Indian External Affairs Ministry spokesman Vikas Swarup said there was no information about the priest's current location or status.

After they entered the retirement home, the gunmen moved from room to room, handcuffing their victims before shooting them in the head. Kumar said two of the killed Catholic nuns were from Rwanda and the other two were from India and Kenya.

The Indian embassy in Yemen was closed but its office in Djibouti was trying to ascertain the whereabouts of the Indian priest to secure his release. "We will spare no efforts to rescue Father Uzhunnalil," Indian External Affairs Minister Sushma Swaraj said on Twitter.

There were around 80 residents at the home at the time of the attack. Missionaries of Charity nuns also came under attack in Yemen in 1998, when gunmen killed three nuns in the Red Sea port city of Hodeida.
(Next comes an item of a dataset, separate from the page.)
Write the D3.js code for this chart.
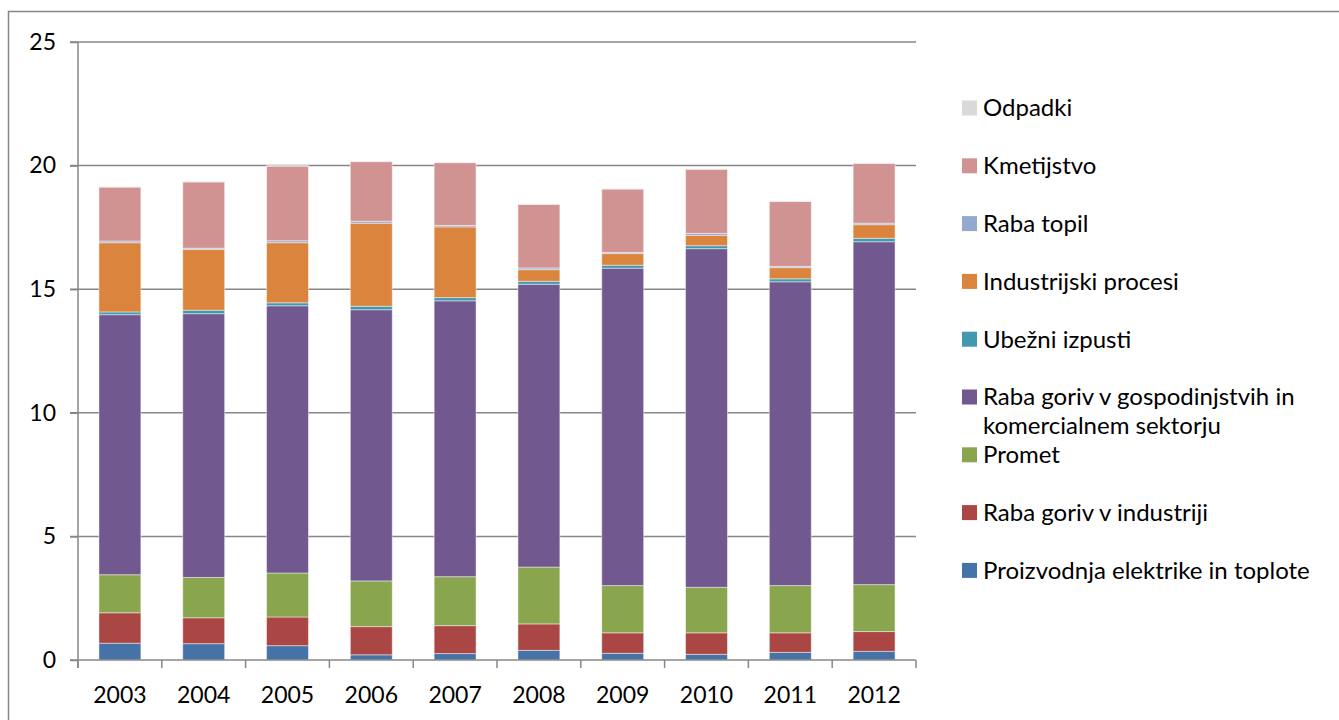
<!DOCTYPE html>
<html>
<head>
<meta charset="utf-8">
<script src="https://cdn.jsdelivr.net/npm/d3@7"></script>
<style>
  body { margin: 0; background: #fff; }
  svg { display: block; font-family: Lato, "Open Sans", sans-serif; }
</style>
</head>
<body>
<svg id="chart" width="1339" height="720"></svg>
<script>
const years = ["2003", "2004", "2005", "2006", "2007", "2008", "2009", "2010", "2011", "2012"];

// series, bottom to top
const proizvodnja = [0.68, 0.66, 0.58, 0.21, 0.26, 0.39, 0.27, 0.23, 0.31, 0.35];
const industrija  = [1.23, 1.05, 1.16, 1.14, 1.13, 1.07, 0.83, 0.87, 0.79, 0.80];
const promet      = [1.54, 1.63, 1.78, 1.85, 1.98, 2.30, 1.91, 1.84, 1.91, 1.90];
const gospodinj   = [10.52, 10.67, 10.81, 10.97, 11.16, 11.44, 12.84, 13.70, 12.29, 13.87];
const ubezni      = [0.11, 0.14, 0.12, 0.14, 0.13, 0.12, 0.12, 0.12, 0.12, 0.14];
const procesi     = [2.80, 2.46, 2.43, 3.36, 2.86, 0.47, 0.47, 0.42, 0.45, 0.55];
const topila      = [0.07, 0.05, 0.08, 0.08, 0.06, 0.07, 0.05, 0.08, 0.05, 0.06];
const kmetijstvo  = [2.18, 2.68, 3.02, 2.41, 2.54, 2.57, 2.56, 2.59, 2.63, 2.42];
const odpadki     = [0.02, 0.02, 0.02, 0.02, 0.02, 0.02, 0.02, 0.02, 0.02, 0.02];

const yTicks = [0, 5, 10, 15, 20, 25];

const series = [
  { key: "Proizvodnja elektrike in toplote", values: proizvodnja, color: "#4572a7" },
  { key: "Raba goriv v industriji", values: industrija, color: "#aa4643" },
  { key: "Promet", values: promet, color: "#89a54e" },
  { key: "Raba goriv v gospodinjstvih in|komercialnem sektorju", values: gospodinj, color: "#71588f" },
  { key: "Ubežni izpusti", values: ubezni, color: "#4198af" },
  { key: "Industrijski procesi", values: procesi, color: "#db843d" },
  { key: "Raba topil", values: topila, color: "#93a9cf" },
  { key: "Kmetijstvo", values: kmetijstvo, color: "#d19392" },
  { key: "Odpadki", values: odpadki, color: "#d9d9d9" }
];

const margins = { top: 42, left: 78, right: 423, bottom: 60 };
const width = 1339, height = 720;

const svg = d3.select("#chart");

// outer frame
svg.append("rect")
  .attr("x", 8.5).attr("y", 11.5)
  .attr("width", 1340).attr("height", 720)
  .attr("fill", "none")
  .attr("stroke", "#878787")
  .attr("stroke-width", 1.5);

const table = years.map((y, i) => {
  const row = { year: y };
  series.forEach(s => row[s.key] = s.values[i]);
  return row;
});
const stacked = d3.stack().keys(series.map(s => s.key))(table);

const x = d3.scaleBand()
  .domain(years)
  .range([margins.left, width - margins.right])
  .paddingInner(0.5)
  .paddingOuter(0.25);

const y = d3.scaleLinear()
  .domain([0, 25])
  .range([660, margins.top]);

// gridlines
svg.append("g")
  .selectAll("line")
  .data(yTicks.filter(d => d > 0))
  .join("line")
  .attr("x1", margins.left - 8)
  .attr("x2", width - margins.right)
  .attr("y1", d => y(d))
  .attr("y2", d => y(d))
  .attr("stroke", "#878787")
  .attr("stroke-width", 1.5);

// bars
const color = d3.scaleOrdinal().domain(series.map(s => s.key)).range(series.map(s => s.color));
svg.append("g")
  .selectAll("g")
  .data(stacked)
  .join("g")
  .attr("fill", d => color(d.key))
  .selectAll("rect")
  .data(d => d)
  .join("rect")
  .attr("x", d => x(d.data.year))
  .attr("y", d => y(d[1]))
  .attr("height", d => y(d[0]) - y(d[1]))
  .attr("width", x.bandwidth())
  .attr("stroke", "#ffffff")
  .attr("stroke-opacity", 0.45)
  .attr("stroke-width", 1);

// y axis
const yAxis = d3.axisLeft(y).tickValues(yTicks).tickSize(8).tickPadding(14);
svg.append("g")
  .attr("class", "axis y-axis")
  .attr("transform", `translate(${margins.left},0)`)
  .call(yAxis)
  .call(g => g.select(".domain").attr("d", `M0,${y(25)}V668`))
  .call(g => g.selectAll("line, path").attr("stroke", "#878787").attr("stroke-width", 1.5))
  .call(g => g.selectAll("text").attr("font-size", 23).attr("fill", "#000").attr("font-family", "Lato"));

// x axis
svg.append("g")
  .attr("class", "axis x-axis")
  .attr("transform", `translate(0,660)`)
  .call(g => g.append("line")
    .attr("x1", margins.left - 8).attr("x2", width - margins.right)
    .attr("stroke", "#878787").attr("stroke-width", 1.5))
  .call(g => g.selectAll("line.tick")
    .data(d3.range(years.length + 1))
    .join("line")
    .attr("class", "tick")
    .attr("x1", i => margins.left + i * (width - margins.left - margins.right) / years.length)
    .attr("x2", i => margins.left + i * (width - margins.left - margins.right) / years.length)
    .attr("y1", 0).attr("y2", 8)
    .attr("stroke", "#878787").attr("stroke-width", 1.5))
  .call(g => g.selectAll("text")
    .data(years)
    .join("text")
    .attr("x", d => x(d) + x.bandwidth() / 2)
    .attr("y", 43)
    .attr("text-anchor", "middle")
    .attr("font-size", 23)
    .text(d => d));

// legend
const legendItems = series.slice().reverse();
const legend = svg.append("g").attr("transform", "translate(962,108)");
const item = legend.selectAll("g")
  .data(legendItems)
  .join("g")
  .attr("transform", (d, i) => `translate(0,${i * 57.8})`);
item.append("rect")
  .attr("x", 0).attr("y", -7.5)
  .attr("width", 15).attr("height", 15)
  .attr("fill", d => d.color);
item.append("text")
  .attr("x", 21)
  .attr("font-size", 24)
  .attr("fill", "#000")
  .selectAll("tspan")
  .data(d => d.key.split("|"))
  .join("tspan")
  .attr("x", 21)
  .attr("y", (d, i) => i * 29)
  .attr("dy", "0.35em")
  .text(d => d);
</script>
</body>
</html>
Aden descended into lawlessness after a Saudi-led coalition recaptured the city from Shiite Houthi rebels last summer.

Yemen's civil war has split the country in two. The northern region, where Shiite rebels are in control, has been struck by an extensive air campaign by a Saudi-led coalition. The southern region, which is controlled by the internationally recognized government backed by Saudi Arabia, is suffering from a power and security vacuum.

The Islamic State group and Yemen's al-Qaida affiliate have exploited the lawlessness and created safe havens in the south. Al-Qaida controls several southern cities while IS has claimed responsibility for a wave of deadly attacks in Aden, including a suicide bombing that killed the city's governor and several assassination attempts on top officials.